Marketing can be famously difficult to analyse, but not necessarily so in the case of SEO work. Done correctly, SEO can be as close to a science as marketing ever gets and presenting it as such to your board can help you to show clearly where your spend has gone and what it has achieved. Here are some tips that might help the next time you need to show the board what’s been going on with the company’s SEO.  

Remember who you are presenting to

You, your team or your agency may well be SEO wizards but it’s pretty likely that your board of directors won’t be.

The main things your board will care about are the top level stats affiliated with SEO work. They will want to know how the work you are doing is affecting the company.

Get these key stats bullet pointed right at the start of your presentation. For example, perhaps you can show your board that:

  • Organic traffic - 45,987 sessions up 200%
  • Organic conversions - 300 up 40%
  • Domains linking to us - 12 up 15%
  • Increased the organic ranking of 60 keywords

Not only will your board understand these sorts of figures, but it gives you the opportunity to show off your big wins early on. Very few boards will worry about the whys and wherefores, as long as you can show the kind of figures mentioned above and successfully link them to your SEO efforts.

Walk through an example

This is perhaps the best tactic when it comes to showing off your SEO work. By walking your directors through a piece of SEO work you have done, you can make SEO easily understandable and establish the above link between figures and the work you’re doing.

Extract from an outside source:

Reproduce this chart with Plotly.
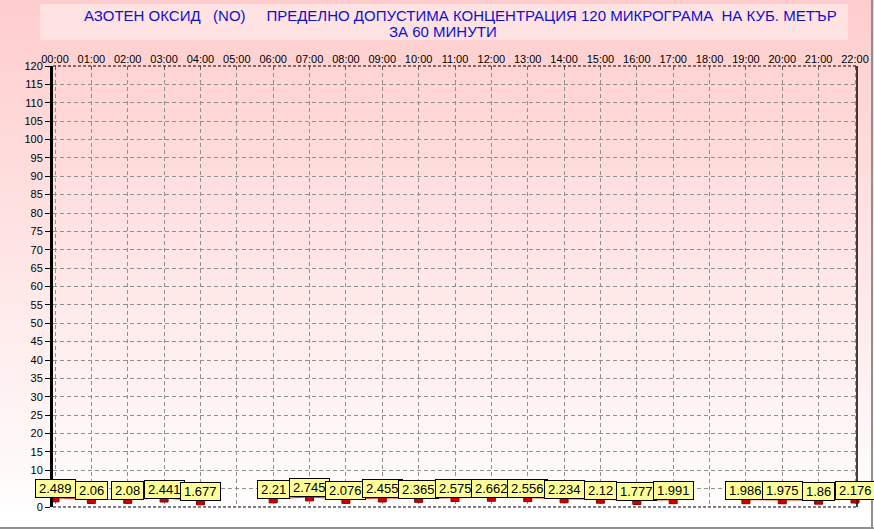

For example, you might have a target keyword of ‘mobile IT services’ that wasn’t ranking well last year. This year, you’ve improved the rank of that keyword and it’s bringing in lots of traffic to your firm’s site.

Walk the board through each action you or your team took:

  • We produced a blog on the mobile IT market and SEO optimised it which increased organic traffic for that keyword.
  • We redesigned the web page on Mobile services to be optimised for the keyword which increased rank.
  • X number of websites linked to the blog post which increased our authority.
  • X number of visits who arrived on that blog converted to clients.

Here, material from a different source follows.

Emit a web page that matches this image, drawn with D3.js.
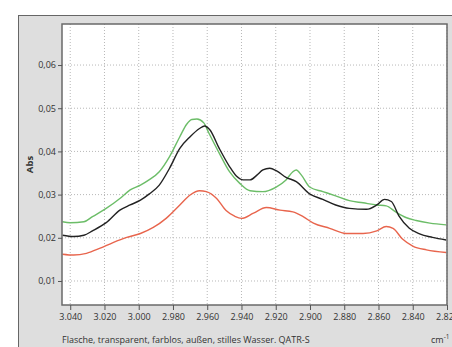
<!DOCTYPE html>
<html><head><meta charset="utf-8">
<script src="https://cdn.jsdelivr.net/npm/d3@7"></script>
<style>html,body{margin:0;padding:0;background:#fff;}svg{display:block;}</style>
</head><body>
<svg id="c" width="452" height="347"></svg>
<script>
const xTicks = [3040,3020,3000,2980,2960,2940,2920,2900,2880,2860,2840,2820];
const xTickLabels = ["3.040","3.020","3.000","2.980","2.960","2.940","2.920","2.900","2.880","2.860","2.840","2.820"];
const yTicks = [0.01,0.02,0.03,0.04,0.05,0.06];
const yTickLabels = ["0,01","0,02","0,03","0,04","0,05","0,06"];

const green = [[3044.5,0.0237],[3040,0.0235],[3032,0.0237],[3027,0.0249],[3019,0.0268],[3011,0.0291],[3005,0.0311],[2999,0.0322],[2994,0.0334],[2988,0.0353],[2982,0.0388],[2976,0.0434],[2972,0.0463],[2969,0.0474],[2966,0.0475],[2962,0.0466],[2959,0.0442],[2953,0.0396],[2947,0.0353],[2941,0.0326],[2935,0.0309],[2927.5,0.0307],[2920,0.0317],[2914,0.0334],[2910,0.0353],[2908,0.0357],[2905,0.0345],[2900,0.0317],[2892.5,0.0307],[2885,0.0297],[2877,0.0286],[2869,0.0281],[2861,0.0276],[2855.5,0.0274],[2850,0.0260],[2844,0.0247],[2838,0.0240],[2830,0.0234],[2820.5,0.0230]];
const black = [[3044.5,0.0206],[3038,0.0203],[3032,0.0206],[3027,0.0216],[3019,0.0235],[3011,0.0264],[3005,0.0276],[2999,0.0287],[2994,0.0301],[2988,0.0322],[2982,0.0361],[2976,0.0407],[2970,0.0434],[2964.5,0.0453],[2961.5,0.0459],[2958.5,0.0450],[2953,0.0407],[2947,0.0365],[2943,0.0343],[2939,0.0334],[2935,0.0334],[2931,0.0345],[2927.5,0.0357],[2923.5,0.0361],[2919.5,0.0355],[2914,0.0340],[2908,0.0330],[2900,0.0301],[2892.5,0.0289],[2885,0.0276],[2877,0.0268],[2867,0.0266],[2861,0.0276],[2856.5,0.0289],[2852.5,0.0284],[2848,0.0250],[2842,0.0222],[2836,0.0209],[2828.5,0.0201],[2820.5,0.0195]];
const red = [[3044.5,0.0162],[3038,0.0160],[3030.5,0.0164],[3022.5,0.0176],[3015,0.0189],[3007,0.0201],[2999,0.0210],[2991.5,0.0224],[2984,0.0245],[2976,0.0276],[2970,0.0299],[2964.5,0.0309],[2960.5,0.0307],[2954.5,0.0291],[2949,0.0263],[2944,0.0250],[2940,0.0245],[2933,0.0257],[2925.5,0.0270],[2917.5,0.0264],[2910,0.0260],[2904,0.0249],[2898,0.0234],[2888.5,0.0222],[2879,0.0210],[2869,0.0210],[2861,0.0216],[2855.5,0.0226],[2851.5,0.0222],[2846,0.0197],[2840,0.0181],[2832,0.0172],[2820.5,0.0166]];

const series = [
  {data: green, color: "#6cbd68"},
  {data: black, color: "#222222"},
  {data: red, color: "#e8654d"}
];

const svg = d3.select("#c");
const font = "'Open Sans', sans-serif";
const L = 62, T = 24, R = 447, B = 305;

svg.append("rect").attr("x",18.5).attr("y",15.5).attr("width",460).attr("height",360)
  .attr("fill","#dedede").attr("stroke","#666").attr("stroke-width",1);
svg.append("rect").attr("x",L).attr("y",T).attr("width",R-L).attr("height",B-T).attr("fill","#fff");

const x = d3.scaleLinear().domain([3044.8,2820]).range([L,R]);
const y = d3.scaleLinear().domain([0.00444,0.0695]).range([B,T]);

const grid = svg.append("g");
grid.selectAll("line.v").data(xTicks).join("line")
  .attr("x1",d=>x(d)).attr("x2",d=>x(d)).attr("y1",T).attr("y2",B)
  .attr("stroke","#b8b8b8").attr("stroke-width",1).attr("stroke-dasharray","1,2");
grid.selectAll("line.h").data(yTicks).join("line")
  .attr("y1",d=>y(d)).attr("y2",d=>y(d)).attr("x1",L).attr("x2",R)
  .attr("stroke","#b8b8b8").attr("stroke-width",1).attr("stroke-dasharray","1,2");

const line = d3.line().x(d=>x(d[0])).y(d=>y(d[1])).curve(d3.curveMonotoneX);
const clip = svg.append("clipPath").attr("id","pc").append("rect").attr("x",L).attr("y",T).attr("width",R-L).attr("height",B-T);
const lines = svg.append("g").attr("clip-path","url(#pc)");
series.forEach(s=>{
  lines.append("path").datum(s.data).attr("d",line).attr("fill","none")
    .attr("stroke",s.color).attr("stroke-width",1.4).attr("stroke-linejoin","round");
});

svg.append("rect").attr("x",L).attr("y",T).attr("width",R-L).attr("height",B-T)
  .attr("fill","none").attr("stroke","#6a6a6a").attr("stroke-width",1.5);

const xAxis = d3.axisBottom(x).tickValues(xTicks).tickSize(5).tickPadding(4)
  .tickFormat((d,i)=>xTickLabels[i]);
const gx = svg.append("g").attr("transform",`translate(0,${B})`).call(xAxis);
gx.select(".domain").remove();
gx.selectAll(".tick line").attr("stroke","#555");
gx.selectAll("text").attr("font-family",font).attr("font-size",9).attr("fill","#333");

const yAxis = d3.axisLeft(y).tickValues(yTicks).tickSize(4).tickPadding(2)
  .tickFormat((d,i)=>yTickLabels[i]);
const gy = svg.append("g").attr("transform",`translate(${L},0)`).call(yAxis);
gy.select(".domain").remove();
gy.selectAll(".tick line").attr("stroke","#555");
gy.selectAll("text").attr("font-family",font).attr("font-size",9).attr("fill","#333");

svg.append("text").attr("transform",`translate(33,${(T+B)/2}) rotate(-90)`)
  .attr("text-anchor","middle").attr("font-family",font).attr("font-size",9.5)
  .attr("font-weight","bold").attr("fill","#333").text("Abs");

svg.append("text").attr("x",62).attr("y",343).attr("font-family",font).attr("font-size",9)
  .attr("fill","#333").text("Flasche, transparent, farblos, außen, stilles Wasser. QATR-S");

const cm = svg.append("text").attr("x",431).attr("y",343).attr("font-family",font).attr("font-size",9).attr("fill","#333");
cm.append("tspan").text("cm");
cm.append("tspan").attr("dy",-4).attr("font-size",6.5).text("-1");
</script>
</body></html>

This gives you the ability to link the top level stats from the beginning of your presentation to this example which should make it clearer what SEO is all about and how it is working for your company.     

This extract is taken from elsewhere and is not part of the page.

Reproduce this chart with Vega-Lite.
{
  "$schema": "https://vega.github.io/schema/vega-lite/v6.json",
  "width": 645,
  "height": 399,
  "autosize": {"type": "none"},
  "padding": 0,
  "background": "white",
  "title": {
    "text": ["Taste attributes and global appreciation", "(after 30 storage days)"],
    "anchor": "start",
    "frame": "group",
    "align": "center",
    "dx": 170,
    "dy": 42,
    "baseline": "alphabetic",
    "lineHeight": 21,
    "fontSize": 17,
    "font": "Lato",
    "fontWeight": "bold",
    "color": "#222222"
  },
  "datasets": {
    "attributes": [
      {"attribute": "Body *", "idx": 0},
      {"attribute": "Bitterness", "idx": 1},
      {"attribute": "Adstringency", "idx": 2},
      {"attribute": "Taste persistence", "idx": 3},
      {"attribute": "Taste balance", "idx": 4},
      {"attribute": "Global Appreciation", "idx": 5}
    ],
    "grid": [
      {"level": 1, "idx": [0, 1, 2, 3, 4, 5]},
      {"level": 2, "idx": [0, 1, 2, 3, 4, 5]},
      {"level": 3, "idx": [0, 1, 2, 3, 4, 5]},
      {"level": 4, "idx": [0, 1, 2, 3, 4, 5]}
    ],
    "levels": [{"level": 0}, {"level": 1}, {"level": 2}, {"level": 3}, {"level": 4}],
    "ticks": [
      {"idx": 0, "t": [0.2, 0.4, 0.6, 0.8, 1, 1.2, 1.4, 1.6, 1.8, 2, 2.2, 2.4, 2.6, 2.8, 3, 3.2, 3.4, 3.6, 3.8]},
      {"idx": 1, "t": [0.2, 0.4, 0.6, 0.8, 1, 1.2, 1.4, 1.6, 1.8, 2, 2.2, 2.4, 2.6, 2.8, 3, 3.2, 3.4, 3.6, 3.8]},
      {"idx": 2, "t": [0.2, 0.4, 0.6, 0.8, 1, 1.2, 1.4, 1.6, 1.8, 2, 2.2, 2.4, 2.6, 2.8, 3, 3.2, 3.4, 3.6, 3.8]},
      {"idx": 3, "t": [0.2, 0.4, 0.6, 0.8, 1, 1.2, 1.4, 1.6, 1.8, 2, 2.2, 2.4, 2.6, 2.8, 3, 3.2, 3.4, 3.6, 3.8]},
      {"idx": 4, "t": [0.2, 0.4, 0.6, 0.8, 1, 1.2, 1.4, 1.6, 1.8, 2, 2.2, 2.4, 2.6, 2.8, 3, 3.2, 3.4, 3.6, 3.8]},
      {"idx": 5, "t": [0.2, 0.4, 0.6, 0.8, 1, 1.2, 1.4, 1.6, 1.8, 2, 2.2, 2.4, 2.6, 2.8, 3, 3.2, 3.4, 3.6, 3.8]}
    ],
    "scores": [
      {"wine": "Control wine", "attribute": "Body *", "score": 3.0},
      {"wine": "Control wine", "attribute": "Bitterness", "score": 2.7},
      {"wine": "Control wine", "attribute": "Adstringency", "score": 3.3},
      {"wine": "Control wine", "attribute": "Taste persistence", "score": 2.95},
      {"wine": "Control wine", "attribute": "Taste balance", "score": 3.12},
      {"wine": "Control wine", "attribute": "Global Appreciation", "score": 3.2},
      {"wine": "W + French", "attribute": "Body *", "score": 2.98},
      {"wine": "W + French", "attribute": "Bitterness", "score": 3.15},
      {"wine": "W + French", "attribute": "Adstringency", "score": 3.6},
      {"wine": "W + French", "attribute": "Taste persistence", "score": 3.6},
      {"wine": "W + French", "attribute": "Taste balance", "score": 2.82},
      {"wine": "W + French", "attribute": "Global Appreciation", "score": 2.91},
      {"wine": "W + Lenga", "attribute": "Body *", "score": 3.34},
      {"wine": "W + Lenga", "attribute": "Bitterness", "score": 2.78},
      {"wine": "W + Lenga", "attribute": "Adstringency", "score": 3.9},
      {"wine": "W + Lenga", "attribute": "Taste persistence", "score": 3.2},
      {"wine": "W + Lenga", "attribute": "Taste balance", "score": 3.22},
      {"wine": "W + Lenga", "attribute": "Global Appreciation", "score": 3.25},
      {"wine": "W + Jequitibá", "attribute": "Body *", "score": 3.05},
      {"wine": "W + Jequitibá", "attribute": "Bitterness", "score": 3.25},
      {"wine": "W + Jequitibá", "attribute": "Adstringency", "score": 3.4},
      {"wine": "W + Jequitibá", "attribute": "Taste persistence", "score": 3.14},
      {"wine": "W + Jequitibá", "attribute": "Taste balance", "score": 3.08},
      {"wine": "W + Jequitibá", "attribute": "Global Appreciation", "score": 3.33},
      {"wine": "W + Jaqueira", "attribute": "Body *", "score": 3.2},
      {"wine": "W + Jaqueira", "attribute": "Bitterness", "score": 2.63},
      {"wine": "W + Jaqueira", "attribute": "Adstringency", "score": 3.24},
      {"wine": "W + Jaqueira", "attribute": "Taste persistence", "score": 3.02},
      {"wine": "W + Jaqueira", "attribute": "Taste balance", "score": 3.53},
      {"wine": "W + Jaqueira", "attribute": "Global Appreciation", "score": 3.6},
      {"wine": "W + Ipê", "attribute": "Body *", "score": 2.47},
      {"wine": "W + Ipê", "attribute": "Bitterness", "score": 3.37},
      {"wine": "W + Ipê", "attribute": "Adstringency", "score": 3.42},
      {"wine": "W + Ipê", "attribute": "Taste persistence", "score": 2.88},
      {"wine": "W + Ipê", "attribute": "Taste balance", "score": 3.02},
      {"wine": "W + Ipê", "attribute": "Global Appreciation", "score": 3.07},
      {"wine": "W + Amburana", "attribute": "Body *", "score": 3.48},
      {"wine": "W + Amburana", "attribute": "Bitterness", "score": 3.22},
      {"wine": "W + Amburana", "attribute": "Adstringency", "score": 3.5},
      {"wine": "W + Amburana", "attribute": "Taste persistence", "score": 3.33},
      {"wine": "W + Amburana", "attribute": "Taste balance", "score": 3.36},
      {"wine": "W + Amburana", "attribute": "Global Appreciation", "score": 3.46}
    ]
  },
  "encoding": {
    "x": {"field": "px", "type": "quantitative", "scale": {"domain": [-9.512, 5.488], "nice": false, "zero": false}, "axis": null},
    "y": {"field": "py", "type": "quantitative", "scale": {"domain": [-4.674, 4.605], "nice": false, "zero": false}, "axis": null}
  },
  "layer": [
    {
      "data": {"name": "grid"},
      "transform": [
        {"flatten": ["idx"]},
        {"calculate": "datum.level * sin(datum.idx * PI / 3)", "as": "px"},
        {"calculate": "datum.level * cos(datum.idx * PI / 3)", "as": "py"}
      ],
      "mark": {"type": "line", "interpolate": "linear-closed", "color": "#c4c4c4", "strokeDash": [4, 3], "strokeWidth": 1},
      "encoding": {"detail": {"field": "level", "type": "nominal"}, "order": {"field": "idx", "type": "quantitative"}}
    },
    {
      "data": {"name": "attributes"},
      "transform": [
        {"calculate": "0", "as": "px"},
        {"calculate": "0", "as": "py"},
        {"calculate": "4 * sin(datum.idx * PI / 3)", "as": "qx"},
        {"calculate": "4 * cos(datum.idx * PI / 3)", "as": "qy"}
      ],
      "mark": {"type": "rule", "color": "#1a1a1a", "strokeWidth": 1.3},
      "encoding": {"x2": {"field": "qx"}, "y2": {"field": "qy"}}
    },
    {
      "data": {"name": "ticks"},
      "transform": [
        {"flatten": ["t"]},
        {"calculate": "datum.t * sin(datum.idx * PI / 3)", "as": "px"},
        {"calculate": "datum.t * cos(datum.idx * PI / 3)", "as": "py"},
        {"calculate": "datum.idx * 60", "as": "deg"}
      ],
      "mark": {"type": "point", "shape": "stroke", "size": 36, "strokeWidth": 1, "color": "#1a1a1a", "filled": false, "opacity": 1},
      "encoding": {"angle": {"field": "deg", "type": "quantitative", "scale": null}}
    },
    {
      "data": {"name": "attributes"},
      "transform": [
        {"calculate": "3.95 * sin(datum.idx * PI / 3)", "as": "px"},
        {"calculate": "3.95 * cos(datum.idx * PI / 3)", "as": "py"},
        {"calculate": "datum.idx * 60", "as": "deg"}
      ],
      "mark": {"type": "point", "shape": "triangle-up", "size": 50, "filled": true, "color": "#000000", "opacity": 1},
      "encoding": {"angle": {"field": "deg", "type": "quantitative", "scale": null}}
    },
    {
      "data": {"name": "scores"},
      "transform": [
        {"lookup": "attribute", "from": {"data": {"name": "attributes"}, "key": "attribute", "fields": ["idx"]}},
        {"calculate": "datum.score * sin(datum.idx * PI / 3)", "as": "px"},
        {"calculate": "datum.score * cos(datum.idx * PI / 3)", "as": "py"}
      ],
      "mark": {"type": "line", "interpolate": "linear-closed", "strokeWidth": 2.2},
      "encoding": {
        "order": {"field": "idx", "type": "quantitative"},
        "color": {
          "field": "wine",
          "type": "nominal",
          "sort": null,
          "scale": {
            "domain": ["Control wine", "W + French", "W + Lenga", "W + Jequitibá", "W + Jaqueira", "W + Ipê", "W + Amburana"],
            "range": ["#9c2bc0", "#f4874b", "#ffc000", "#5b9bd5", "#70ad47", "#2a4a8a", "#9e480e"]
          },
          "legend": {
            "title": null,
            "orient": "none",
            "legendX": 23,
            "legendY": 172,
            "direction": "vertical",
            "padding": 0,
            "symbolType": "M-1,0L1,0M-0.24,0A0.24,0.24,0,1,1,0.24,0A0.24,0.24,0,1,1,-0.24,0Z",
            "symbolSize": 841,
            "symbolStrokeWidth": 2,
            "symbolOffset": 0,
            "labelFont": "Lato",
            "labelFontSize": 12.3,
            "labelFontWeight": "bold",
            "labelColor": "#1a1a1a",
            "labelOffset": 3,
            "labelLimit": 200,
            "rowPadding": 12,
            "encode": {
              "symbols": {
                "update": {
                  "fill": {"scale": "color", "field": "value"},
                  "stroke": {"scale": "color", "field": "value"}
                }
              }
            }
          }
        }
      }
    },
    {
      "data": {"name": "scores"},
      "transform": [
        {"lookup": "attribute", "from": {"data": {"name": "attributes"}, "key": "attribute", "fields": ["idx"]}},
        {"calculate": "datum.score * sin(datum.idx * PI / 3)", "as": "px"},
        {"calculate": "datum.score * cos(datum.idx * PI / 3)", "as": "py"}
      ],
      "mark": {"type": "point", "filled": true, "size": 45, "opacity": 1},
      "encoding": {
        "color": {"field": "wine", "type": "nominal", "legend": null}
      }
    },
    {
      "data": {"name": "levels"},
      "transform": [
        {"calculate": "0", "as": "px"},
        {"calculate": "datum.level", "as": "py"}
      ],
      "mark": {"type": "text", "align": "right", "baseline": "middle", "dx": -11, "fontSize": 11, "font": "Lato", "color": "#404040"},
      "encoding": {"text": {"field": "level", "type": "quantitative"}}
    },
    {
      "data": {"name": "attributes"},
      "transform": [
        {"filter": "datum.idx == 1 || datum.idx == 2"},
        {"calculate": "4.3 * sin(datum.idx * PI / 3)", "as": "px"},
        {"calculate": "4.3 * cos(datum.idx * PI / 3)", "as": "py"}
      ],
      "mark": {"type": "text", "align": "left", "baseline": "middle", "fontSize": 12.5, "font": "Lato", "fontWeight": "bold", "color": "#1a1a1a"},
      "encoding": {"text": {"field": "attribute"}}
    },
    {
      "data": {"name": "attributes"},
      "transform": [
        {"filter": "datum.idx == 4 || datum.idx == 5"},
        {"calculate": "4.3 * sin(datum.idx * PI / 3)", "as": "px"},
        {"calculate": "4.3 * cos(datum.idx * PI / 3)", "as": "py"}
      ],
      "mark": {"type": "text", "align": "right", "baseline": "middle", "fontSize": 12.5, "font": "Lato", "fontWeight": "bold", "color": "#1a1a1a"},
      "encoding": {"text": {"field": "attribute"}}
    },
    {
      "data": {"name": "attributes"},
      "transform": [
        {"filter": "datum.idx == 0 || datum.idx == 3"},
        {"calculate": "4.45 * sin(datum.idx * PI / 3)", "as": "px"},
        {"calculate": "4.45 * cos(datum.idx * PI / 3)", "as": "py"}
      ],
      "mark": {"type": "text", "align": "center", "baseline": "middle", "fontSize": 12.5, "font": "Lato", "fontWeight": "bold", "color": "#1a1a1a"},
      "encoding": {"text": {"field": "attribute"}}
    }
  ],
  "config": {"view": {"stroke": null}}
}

Consider adding a technical appendix  

As you know, the core of SEO and optimisation remains linked to gaining links from other reputable websites. This is still a big part of what the Google algorithm looks at when ranking your web pages.

These, in a way, are the top level stats you can show for SEO and will show the overall impact your SEO work has achieved.

Unfortunately, it’s likely that your board will probably not appreciate this level of technicality and detail. You don’t want a presentation on ROI to become SEO training but, equally, it’s important that you evidence your work and give the board the chance to examine how you’ve achieved your gains.

So, how do you show off this important area of SEO? Well, consider adding a technical appendix to your presentation, so it’s there in case a board member does want to see the technical side.

In the appendix, you can add:

  • Overall external linking domains and maybe list the big authority ones
  • Your domain authority score and explain what it means
  • Your high performing keywords and their rank
  • Your top performing web pages and the keywords associated

Show organic conversions

Perhaps the most satisfying SEO stat you can show your board is conversions and the conversion rate from your organic traffic.

If your new SEO strategy has shown an increase year on year for organic conversions then it means that your SEO work has really paid off and it’s potentially bringing in more customers and revenue.

Use accurately set up goal tracking in Google Analytics, ideally linked to your own CRM system. If you have goals set up for conversions on your website, you should easily be able to attribute conversions to organic traffic. Google’s keyword data is restrictive, but you may even be able to see which search terms, queries and pages have resulted in these conversions, giving you and the board an extra level of detail.

Secure your SEO budget

Obviously, the main objective of your meeting with the board is to justify that you have achieved results from your budget and secure it for the coming year.

While it’s likely that the board won’t understand the technical factors of SEO, they will definitely understand an increase in organic web traffic, conversions and higher rankings in Google.

And if you can show these off effectively, you should have no problem at all securing your yearly budget.